[What is required]:
Each line in the material below, starting at the one with "Reproduce this chart with Observable Plot." and ending at the one with "yTicks = [0,0.0002,0.0004,0.0006,0.0008,0.0010,0.0012,0.0014];", is to be reproduced exactly; no picture is to be copied.

[Material provided]:
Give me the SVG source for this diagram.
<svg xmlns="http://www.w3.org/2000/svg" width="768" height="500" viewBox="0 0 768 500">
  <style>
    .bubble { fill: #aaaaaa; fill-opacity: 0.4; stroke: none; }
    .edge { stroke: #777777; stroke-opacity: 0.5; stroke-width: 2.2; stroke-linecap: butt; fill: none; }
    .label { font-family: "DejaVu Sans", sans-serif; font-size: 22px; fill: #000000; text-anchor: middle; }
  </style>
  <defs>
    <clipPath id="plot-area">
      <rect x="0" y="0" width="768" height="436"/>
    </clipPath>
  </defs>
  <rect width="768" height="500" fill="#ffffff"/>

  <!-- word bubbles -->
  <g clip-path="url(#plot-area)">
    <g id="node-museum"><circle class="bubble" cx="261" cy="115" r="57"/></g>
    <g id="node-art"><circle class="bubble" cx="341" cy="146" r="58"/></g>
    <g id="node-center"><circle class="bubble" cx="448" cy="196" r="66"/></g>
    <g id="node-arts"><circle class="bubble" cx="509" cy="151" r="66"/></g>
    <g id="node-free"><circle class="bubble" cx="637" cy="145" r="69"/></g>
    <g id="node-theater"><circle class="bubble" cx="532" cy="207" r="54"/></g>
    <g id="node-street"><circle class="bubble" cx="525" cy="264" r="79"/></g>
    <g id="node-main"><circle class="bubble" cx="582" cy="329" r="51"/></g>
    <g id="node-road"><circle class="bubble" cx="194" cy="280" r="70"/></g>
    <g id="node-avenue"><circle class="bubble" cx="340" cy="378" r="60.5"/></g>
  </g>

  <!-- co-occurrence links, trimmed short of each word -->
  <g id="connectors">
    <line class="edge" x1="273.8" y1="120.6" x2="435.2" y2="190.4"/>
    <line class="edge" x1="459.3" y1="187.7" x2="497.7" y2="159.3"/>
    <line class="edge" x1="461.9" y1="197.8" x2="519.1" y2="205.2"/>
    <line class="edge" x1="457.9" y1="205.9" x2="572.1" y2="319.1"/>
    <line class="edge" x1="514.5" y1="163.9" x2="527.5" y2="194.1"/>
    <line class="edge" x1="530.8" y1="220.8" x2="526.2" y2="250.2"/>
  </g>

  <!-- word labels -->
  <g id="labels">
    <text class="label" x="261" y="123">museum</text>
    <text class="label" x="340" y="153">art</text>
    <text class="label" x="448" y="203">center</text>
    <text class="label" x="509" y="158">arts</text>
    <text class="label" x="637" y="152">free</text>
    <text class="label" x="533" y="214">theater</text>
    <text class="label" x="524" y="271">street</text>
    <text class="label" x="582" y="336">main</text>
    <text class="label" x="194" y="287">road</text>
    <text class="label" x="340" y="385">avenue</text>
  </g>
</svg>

==

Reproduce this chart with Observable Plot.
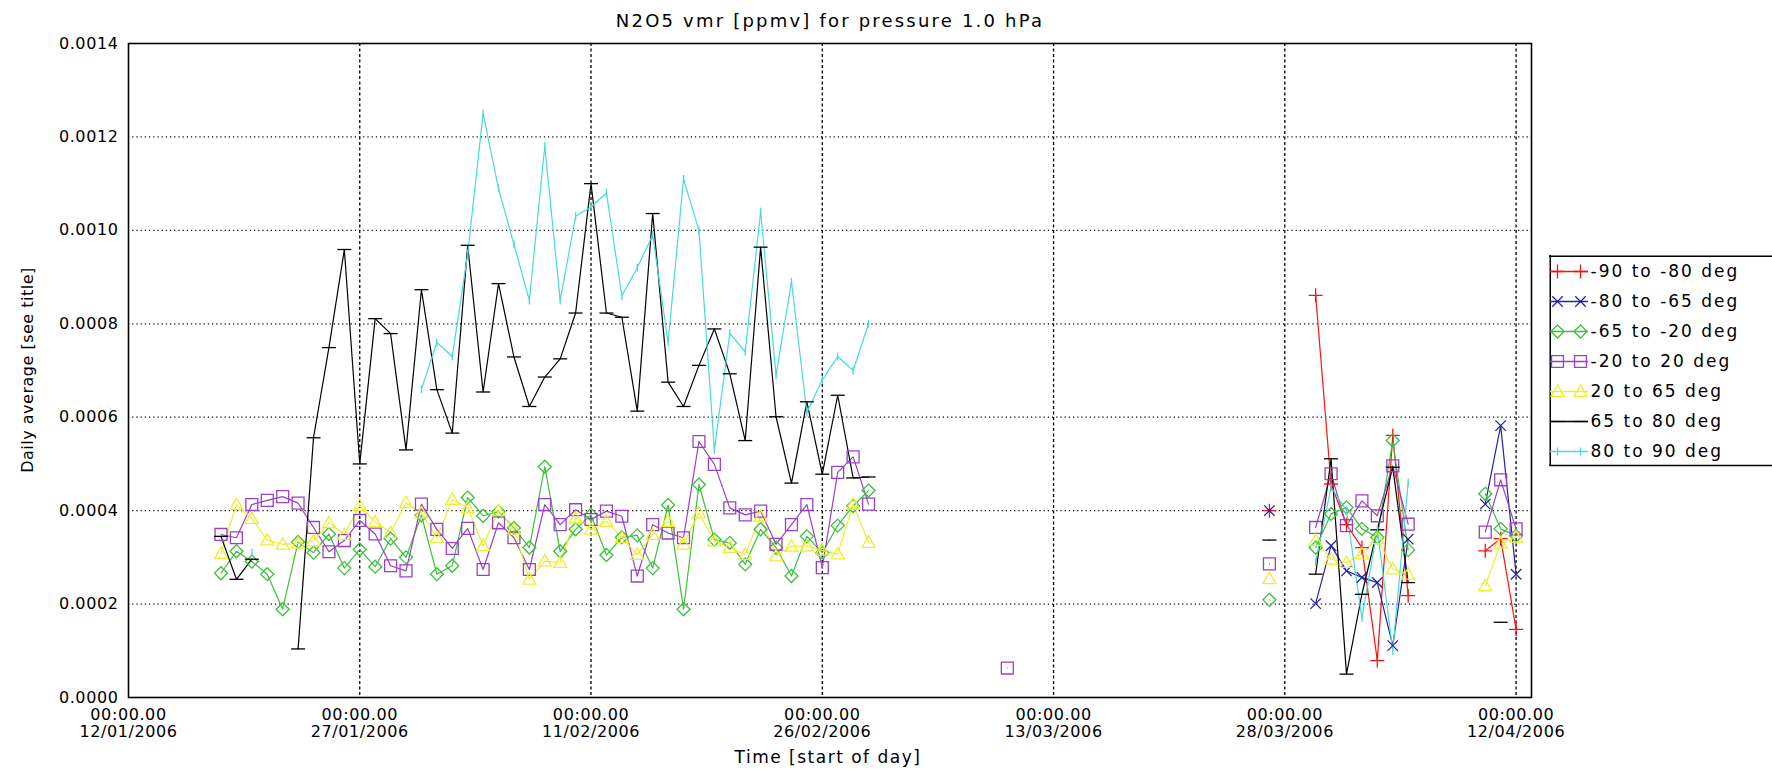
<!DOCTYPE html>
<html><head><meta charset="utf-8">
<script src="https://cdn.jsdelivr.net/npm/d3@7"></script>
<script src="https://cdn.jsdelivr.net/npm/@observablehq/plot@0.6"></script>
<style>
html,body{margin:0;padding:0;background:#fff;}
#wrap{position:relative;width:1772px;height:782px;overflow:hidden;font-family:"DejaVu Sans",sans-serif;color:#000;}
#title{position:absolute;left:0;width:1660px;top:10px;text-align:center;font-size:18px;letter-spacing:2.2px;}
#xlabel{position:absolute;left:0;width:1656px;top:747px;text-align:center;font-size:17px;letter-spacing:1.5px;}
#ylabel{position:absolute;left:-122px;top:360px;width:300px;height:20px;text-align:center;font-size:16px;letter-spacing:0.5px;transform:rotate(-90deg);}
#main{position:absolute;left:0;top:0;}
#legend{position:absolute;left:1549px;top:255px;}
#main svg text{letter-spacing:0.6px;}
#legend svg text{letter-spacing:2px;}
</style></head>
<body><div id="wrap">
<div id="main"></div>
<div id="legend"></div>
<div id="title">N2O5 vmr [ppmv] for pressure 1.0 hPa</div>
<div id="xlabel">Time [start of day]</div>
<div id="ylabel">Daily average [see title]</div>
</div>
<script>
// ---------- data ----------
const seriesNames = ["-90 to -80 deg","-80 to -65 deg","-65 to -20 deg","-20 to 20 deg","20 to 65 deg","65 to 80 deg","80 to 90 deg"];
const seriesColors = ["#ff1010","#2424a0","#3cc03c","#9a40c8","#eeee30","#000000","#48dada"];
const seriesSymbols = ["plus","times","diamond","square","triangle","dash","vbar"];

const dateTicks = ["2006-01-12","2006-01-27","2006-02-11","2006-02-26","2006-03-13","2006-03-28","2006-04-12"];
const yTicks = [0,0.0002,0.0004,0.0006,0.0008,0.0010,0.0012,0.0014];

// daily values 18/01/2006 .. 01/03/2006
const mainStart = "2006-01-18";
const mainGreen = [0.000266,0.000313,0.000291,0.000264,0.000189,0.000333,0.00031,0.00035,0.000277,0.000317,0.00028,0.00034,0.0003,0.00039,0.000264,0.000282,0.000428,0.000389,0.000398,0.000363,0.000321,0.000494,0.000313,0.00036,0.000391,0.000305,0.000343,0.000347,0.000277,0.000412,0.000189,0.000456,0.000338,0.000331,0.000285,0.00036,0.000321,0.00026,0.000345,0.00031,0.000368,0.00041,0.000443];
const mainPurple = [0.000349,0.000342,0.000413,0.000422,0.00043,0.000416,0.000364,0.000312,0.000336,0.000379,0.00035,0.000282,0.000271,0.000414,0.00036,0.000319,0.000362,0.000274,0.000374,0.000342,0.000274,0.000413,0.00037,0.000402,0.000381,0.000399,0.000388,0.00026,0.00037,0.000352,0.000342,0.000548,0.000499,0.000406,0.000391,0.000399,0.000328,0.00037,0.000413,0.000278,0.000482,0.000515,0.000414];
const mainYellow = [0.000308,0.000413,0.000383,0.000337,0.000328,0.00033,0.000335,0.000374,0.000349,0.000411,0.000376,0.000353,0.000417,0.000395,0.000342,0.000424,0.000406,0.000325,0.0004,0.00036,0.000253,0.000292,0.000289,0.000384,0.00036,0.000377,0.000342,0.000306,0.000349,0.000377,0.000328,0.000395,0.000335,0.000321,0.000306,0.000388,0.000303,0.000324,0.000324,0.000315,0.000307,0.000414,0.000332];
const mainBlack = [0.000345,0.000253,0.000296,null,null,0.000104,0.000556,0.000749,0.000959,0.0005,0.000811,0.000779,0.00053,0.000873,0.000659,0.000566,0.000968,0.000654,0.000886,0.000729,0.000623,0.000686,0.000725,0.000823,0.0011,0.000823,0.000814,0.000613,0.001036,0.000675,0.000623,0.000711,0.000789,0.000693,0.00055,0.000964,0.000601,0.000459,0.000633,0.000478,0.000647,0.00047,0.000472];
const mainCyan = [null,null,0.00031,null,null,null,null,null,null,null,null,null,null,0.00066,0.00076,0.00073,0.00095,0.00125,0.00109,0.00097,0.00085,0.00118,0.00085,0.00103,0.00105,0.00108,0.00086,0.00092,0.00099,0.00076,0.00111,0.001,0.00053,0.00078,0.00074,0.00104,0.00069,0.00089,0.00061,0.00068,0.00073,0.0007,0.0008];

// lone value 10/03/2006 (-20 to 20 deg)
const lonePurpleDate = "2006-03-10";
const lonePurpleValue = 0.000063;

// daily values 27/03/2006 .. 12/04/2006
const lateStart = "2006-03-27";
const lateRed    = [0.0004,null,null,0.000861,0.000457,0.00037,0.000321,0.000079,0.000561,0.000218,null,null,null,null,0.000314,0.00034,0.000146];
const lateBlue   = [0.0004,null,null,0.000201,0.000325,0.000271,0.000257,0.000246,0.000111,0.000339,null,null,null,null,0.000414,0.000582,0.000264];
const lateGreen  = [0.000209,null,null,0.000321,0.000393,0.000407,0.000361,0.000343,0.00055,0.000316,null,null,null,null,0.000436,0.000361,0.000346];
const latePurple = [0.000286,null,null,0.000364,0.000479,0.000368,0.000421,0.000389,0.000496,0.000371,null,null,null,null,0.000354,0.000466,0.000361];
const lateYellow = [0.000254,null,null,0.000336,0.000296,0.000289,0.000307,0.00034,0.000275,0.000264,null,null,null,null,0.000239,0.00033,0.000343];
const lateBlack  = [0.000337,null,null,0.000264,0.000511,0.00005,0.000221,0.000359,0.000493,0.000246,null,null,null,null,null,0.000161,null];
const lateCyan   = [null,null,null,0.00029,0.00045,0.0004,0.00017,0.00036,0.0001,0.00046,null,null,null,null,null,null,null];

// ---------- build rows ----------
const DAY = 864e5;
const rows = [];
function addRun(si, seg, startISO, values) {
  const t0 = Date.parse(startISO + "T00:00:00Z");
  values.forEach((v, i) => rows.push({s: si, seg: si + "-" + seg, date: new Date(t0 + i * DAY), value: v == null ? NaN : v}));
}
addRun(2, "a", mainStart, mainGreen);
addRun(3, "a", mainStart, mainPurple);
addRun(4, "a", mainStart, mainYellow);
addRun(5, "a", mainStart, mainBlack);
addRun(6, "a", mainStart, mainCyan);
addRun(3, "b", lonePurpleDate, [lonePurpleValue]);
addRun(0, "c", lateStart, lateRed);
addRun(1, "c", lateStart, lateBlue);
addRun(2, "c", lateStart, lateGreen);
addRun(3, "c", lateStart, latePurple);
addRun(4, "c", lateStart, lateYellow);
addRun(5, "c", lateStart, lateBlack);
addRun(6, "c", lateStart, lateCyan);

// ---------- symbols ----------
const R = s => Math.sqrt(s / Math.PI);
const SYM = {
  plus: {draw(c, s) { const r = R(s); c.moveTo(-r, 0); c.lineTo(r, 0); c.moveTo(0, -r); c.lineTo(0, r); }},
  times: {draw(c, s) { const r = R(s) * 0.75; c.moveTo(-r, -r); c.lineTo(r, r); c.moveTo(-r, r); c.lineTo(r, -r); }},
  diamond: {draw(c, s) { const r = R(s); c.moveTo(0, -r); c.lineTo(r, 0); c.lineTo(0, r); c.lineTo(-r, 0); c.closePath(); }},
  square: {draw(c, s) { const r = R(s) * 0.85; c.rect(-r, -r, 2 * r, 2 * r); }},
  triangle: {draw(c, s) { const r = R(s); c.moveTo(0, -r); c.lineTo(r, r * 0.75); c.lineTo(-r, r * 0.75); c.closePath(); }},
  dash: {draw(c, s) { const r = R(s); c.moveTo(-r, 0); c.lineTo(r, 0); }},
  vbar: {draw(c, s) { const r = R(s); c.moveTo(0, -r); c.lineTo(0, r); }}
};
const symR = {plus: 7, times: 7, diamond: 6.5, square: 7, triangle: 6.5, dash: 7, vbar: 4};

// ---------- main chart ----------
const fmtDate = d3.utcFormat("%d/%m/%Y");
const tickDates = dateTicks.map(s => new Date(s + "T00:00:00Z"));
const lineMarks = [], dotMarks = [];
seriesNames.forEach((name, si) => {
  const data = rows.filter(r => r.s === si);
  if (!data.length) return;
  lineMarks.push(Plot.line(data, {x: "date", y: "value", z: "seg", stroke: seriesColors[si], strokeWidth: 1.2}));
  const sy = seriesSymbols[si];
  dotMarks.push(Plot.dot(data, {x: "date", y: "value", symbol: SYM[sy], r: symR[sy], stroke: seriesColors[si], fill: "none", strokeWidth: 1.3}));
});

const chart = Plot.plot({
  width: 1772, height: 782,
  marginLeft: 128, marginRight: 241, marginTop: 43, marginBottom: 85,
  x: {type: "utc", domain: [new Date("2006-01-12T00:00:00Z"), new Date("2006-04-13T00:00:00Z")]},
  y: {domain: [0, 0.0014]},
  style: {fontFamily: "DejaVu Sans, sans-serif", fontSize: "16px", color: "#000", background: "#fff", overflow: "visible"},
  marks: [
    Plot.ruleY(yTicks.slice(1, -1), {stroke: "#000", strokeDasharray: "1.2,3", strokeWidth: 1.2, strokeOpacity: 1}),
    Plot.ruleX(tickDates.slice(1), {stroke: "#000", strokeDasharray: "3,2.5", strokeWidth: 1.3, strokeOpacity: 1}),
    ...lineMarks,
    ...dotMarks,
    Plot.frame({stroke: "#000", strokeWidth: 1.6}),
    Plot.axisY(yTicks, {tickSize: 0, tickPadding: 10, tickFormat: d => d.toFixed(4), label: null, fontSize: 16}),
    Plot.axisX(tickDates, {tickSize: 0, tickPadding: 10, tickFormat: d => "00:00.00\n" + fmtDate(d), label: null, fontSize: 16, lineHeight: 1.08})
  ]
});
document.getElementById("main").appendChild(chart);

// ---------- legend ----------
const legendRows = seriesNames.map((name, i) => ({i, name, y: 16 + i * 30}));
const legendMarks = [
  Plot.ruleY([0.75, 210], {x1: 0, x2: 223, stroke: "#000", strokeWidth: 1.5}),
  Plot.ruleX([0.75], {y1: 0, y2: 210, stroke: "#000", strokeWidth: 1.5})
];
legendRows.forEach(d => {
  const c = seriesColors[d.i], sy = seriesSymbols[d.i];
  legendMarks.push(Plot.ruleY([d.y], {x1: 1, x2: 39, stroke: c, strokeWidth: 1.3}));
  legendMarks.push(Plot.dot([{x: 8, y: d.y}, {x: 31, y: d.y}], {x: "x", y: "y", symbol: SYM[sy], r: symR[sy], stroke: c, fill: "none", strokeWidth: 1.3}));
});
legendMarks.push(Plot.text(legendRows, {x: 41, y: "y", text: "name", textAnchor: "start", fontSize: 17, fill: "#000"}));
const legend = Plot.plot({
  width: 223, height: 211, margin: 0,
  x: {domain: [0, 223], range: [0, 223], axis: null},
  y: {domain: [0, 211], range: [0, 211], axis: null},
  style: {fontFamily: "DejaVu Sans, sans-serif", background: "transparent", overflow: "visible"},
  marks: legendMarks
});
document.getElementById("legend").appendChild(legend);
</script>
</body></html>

--

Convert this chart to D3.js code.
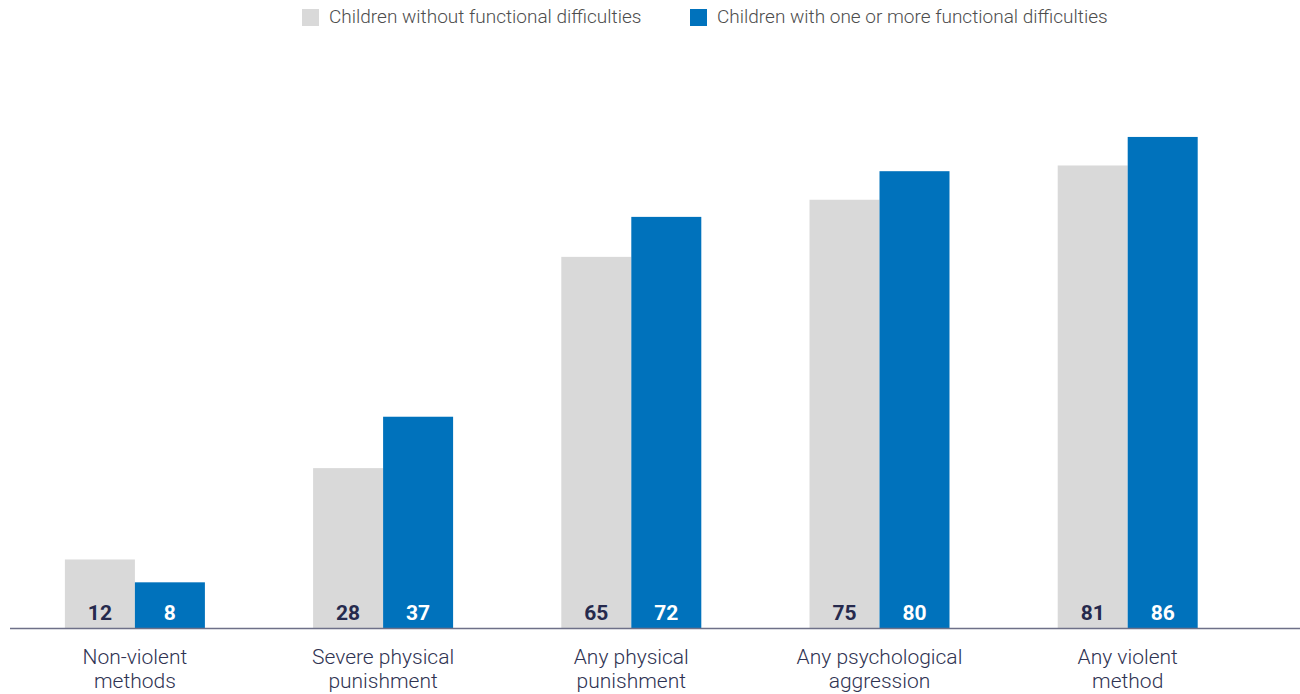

[Finished answer]:
Reproduce this chart with Observable Plot.
<!DOCTYPE html>
<html><head><meta charset="utf-8">
<script src="https://cdn.jsdelivr.net/npm/d3@7"></script>
<script src="https://cdn.jsdelivr.net/npm/@observablehq/plot@0.6"></script>
<style>
html,body{margin:0;padding:0;background:#fff;}
#wrap{position:relative;width:1772px;height:782px;overflow:hidden;font-family:"DejaVu Sans",sans-serif;color:#000;}
#title{position:absolute;left:0;width:1660px;top:10px;text-align:center;font-size:18px;letter-spacing:2.2px;}
#xlabel{position:absolute;left:0;width:1656px;top:747px;text-align:center;font-size:17px;letter-spacing:1.5px;}
#ylabel{position:absolute;left:-122px;top:360px;width:300px;height:20px;text-align:center;font-size:16px;letter-spacing:0.5px;transform:rotate(-90deg);}
#main{position:absolute;left:0;top:0;}
#legend{position:absolute;left:1549px;top:255px;}
#main svg text{letter-spacing:0.6px;}
#legend svg text{letter-spacing:2px;}
</style></head>
<body><div id="wrap">
<div id="main"></div>
<div id="legend"></div>
<div id="title">N2O5 vmr [ppmv] for pressure 1.0 hPa</div>
<div id="xlabel">Time [start of day]</div>
<div id="ylabel">Daily average [see title]</div>
</div>
<script>
// ---------- data ----------
const seriesNames = ["-90 to -80 deg","-80 to -65 deg","-65 to -20 deg","-20 to 20 deg","20 to 65 deg","65 to 80 deg","80 to 90 deg"];
const seriesColors = ["#ff1010","#2424a0","#3cc03c","#9a40c8","#eeee30","#000000","#48dada"];
const seriesSymbols = ["plus","times","diamond","square","triangle","dash","vbar"];

const dateTicks = ["2006-01-12","2006-01-27","2006-02-11","2006-02-26","2006-03-13","2006-03-28","2006-04-12"];
const yTicks = [0,0.0002,0.0004,0.0006,0.0008,0.0010,0.0012,0.0014];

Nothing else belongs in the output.